Our religious Congregation honors Mary under this title which, at first glance, seems completely irrelevant to our current global reality. “Apostle” is a Greek word meaning “one who is sent.” Only we’re not going out much these days. More likely, we are the ones sending others: to deliver our mail, do our shopping, or drop off a pizza on our doorstep without touching anything.
How do we understand our identity as apostles in this unusual scenario? And where does Mary, Queen of Apostles, fit in?
We celebrate the feast of Mary, Queen of Apostles, on the Saturday before Pentecost. This is the moment when Mary joins the first apostles and disciples of the Lord in the upper room and prays for the outpouring of the Holy Spirit upon the Church. It is a day of new birth, mystery, and power: an exciting and essential chapter in our salvation and life in Christ. But a few days before this transformative event in the history of the world and of the Church, Saint Luke describes a somewhat different scene—and it is not entirely dissimilar to the isolation, impatience, and anxiety we face today.
Moments before Jesus ascends to His Father, He gives His disciples some peculiar instructions: “He charged them not to depart from Jerusalem, but to wait for the promise of the Father” (Acts 1:4). The Apostles had just witnessed the Resurrection of the Lord. They might have raced to the ends of the earth with the good news, but instead, Jesus tells them to go home and “wait.” Indefinitely.
The Apostles don’t seem to appreciate these instructions. In a move that most of us can probably sympathize with, they pressed Jesus for details. “Lord,” they ask, “will you at this time restore the Kingdom to Israel?” (Acts 1:5). In other words: Are you going to fulfill your promise now? If not now, when? What is your timetable, exactly? Jesus’ reply is blunt and frustrating: “It is not for you to know times or seasons which the Father has fixed by his own authority …" (Acts 1:7).
It is not for you to know.
These are hard words to swallow. In truth, we want to know all the details. The Apostles wanted to know when God would establish His Kingdom on earth. We want to know our loved ones will be safe, our jobs will be secure, our churches will re-open soon, and that life will eventually return to normal. We want dates and deadlines so we can plan our lives accordingly.

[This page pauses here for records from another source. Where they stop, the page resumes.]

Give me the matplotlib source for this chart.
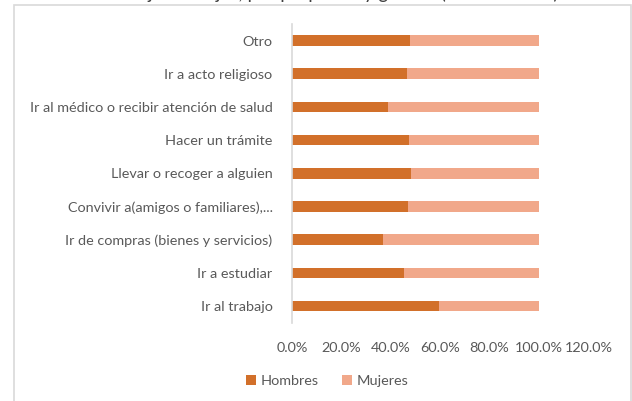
import matplotlib
matplotlib.use("Agg")
import matplotlib.pyplot as plt
from matplotlib.patches import Rectangle
from matplotlib.ticker import PercentFormatter

plt.rcParams['font.family'] = ['Lato', 'DejaVu Sans']

# proposito del viaje, de abajo hacia arriba
categorias = ['Ir al trabajo', 'Ir a estudiar', 'Ir de compras (bienes y servicios)',
              'Convivir a(amigos o familiares),...', 'Llevar o recoger a alguien',
              'Hacer un trámite', 'Ir al médico o recibir atención de salud',
              'Ir a acto religioso', 'Otro']
hombres = [0.596, 0.455, 0.368, 0.470, 0.482, 0.472, 0.390, 0.466, 0.478]
mujeres = [1 - h for h in hombres]
xticks = [0, 0.2, 0.4, 0.6, 0.8, 1.0, 1.2]

c_h = '#D2702A'
c_m = '#F1A88A'
gris = '#595959'

fig = plt.figure(figsize=(6.32, 4.01), dpi=100)
ax = fig.add_axes([0.462, 0.1955, 0.469, 0.7446])

y = range(len(categorias))
ax.barh(y, hombres, height=0.32, color=c_h, label='Hombres')
ax.barh(y, mujeres, left=hombres, height=0.32, color=c_m, label='Mujeres')

ax.set_xlim(0, 1.2)
ax.set_ylim(-0.5, len(categorias) - 0.5)
ax.set_xticks(xticks)
ax.xaxis.set_major_formatter(PercentFormatter(1.0, decimals=1))
ax.set_yticks(list(y))
ax.set_yticklabels(categorias)
ax.tick_params(axis='both', colors=gris, labelsize=10.4, length=0)
ax.tick_params(axis='x', pad=14)
ax.tick_params(axis='y', pad=14)

for s in ['top', 'right', 'bottom']:
    ax.spines[s].set_visible(False)
ax.spines['left'].set_color('#D9D9D9')
ax.spines['left'].set_linewidth(1.2)

# marco del grafico
fig.patches.append(Rectangle((14 / 632, -0.01), 617 / 632, 1 - 5 / 401 + 0.01,
                             transform=fig.transFigure, fill=False,
                             edgecolor='#D9D9D9', linewidth=1.2))

# titulo cortado arriba
fig.text(0.5, 1 + 1.5 / 401, 'Porcentaje de viajes, por propósito y género (ZMVM 2017)',
         ha='center', va='baseline', fontsize=13.5, color='#404040')

ax.legend(loc='center', bbox_to_anchor=(327 / 632, 1 - 381 / 401),
          bbox_transform=fig.transFigure, ncol=2, frameon=False,
          fontsize=10.4, labelcolor=gris, handlelength=0.7, handleheight=0.7,
          handletextpad=0.3, columnspacing=1.6)

fig.savefig('out.png', dpi=100)
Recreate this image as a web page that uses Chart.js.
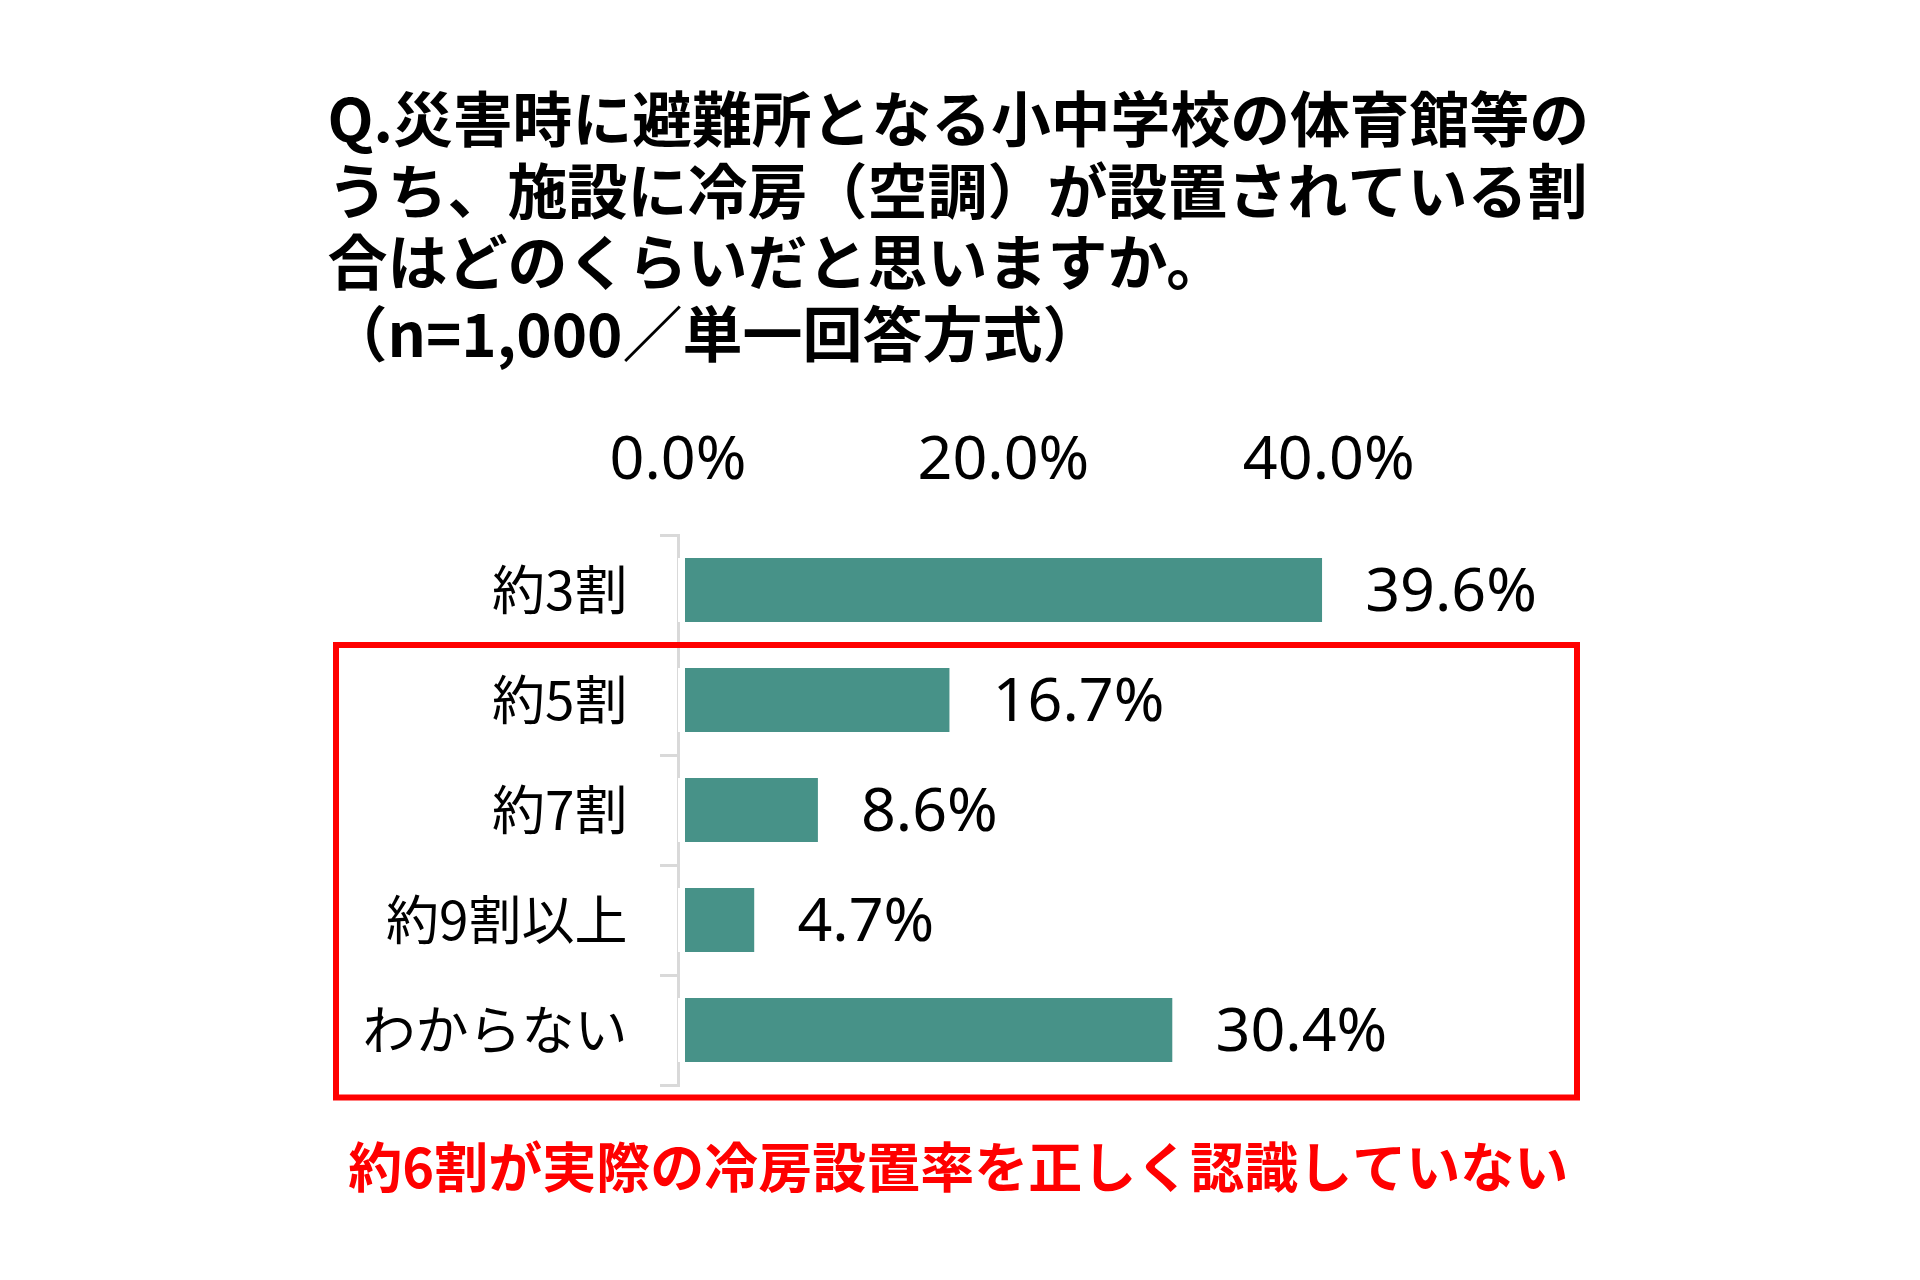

But this is not the disposition of an apostle, of “one who is sent.” And this is why we need to look at Mary.
Mary is the Queen of Apostles because she welcomes the word and will of God in all its mystery, without demanding anything from it.
Throughout the entire narrative of Christ’s passion, death, resurrection, and ascension into Heaven, we never hear her ask for details, explanations, or a schedule of events from the Lord. She simply and courageously listens and responds to the word of her Son, however that word expresses itself in the circumstances of the moment. “Let it be done to me, according to your word" (Luke 1:38) is her constant refrain, and on the day of Pentecost, as she “devoted [herself] to prayer” (Acts 1:14) for the coming of the Spirit upon the Church, she whispers these powerful words a second time—not only for herself, but for all the apostles, including us.
Let it be done to them, Lord, according to your Word.
Form Christ in them, as you once formed Christ in me. Set them free from the need to question, control, and worry, and send them out into the world to proclaim Your goodness with their lives.
Can we receive this prayer?
In this time of waiting, we may be tempted to demand too much information, much like the first Apostles did. We may catch ourselves pouring over the latest news updates, anxious for every detail, number, and timeline that can make us feel more “in control” of the current situation and our uncertain future. But if we search too hard for the next opportunity to work, shop, travel, or return to “life as usual" on our own terms, then the Lord cannot send us. If we fix our gaze on the ends of the earth and do not stop to hear and obey the Holy Spirit in this present moment, we could miss the very people whom God most desires to reach with His Love: our spouse, our children, our siblings, our elderly parents, our next-door neighbor, or our community members.
Let us lean close to Mary, Queen of Apostles, and learn to be true apostles from her.
May she teach us to stop controlling and start listening. May she show us how to rest from making demands (including the unrealistic demands we place upon ourselves) and learn what it means to be sent by the Lord and to do His will. May she accompany us through the mystery of these days and train us to embrace what God permits, as she herself has done, with a generous and trusting heart. May she give us her own, unshakable confidence in “the love of God [which] has been poured out into our hearts through the Holy Spirit” so that we, like her, might communicate God’s goodness and salvation to a world in need (Romans 5:5).
Mary, Queen of Apostles, pray for us.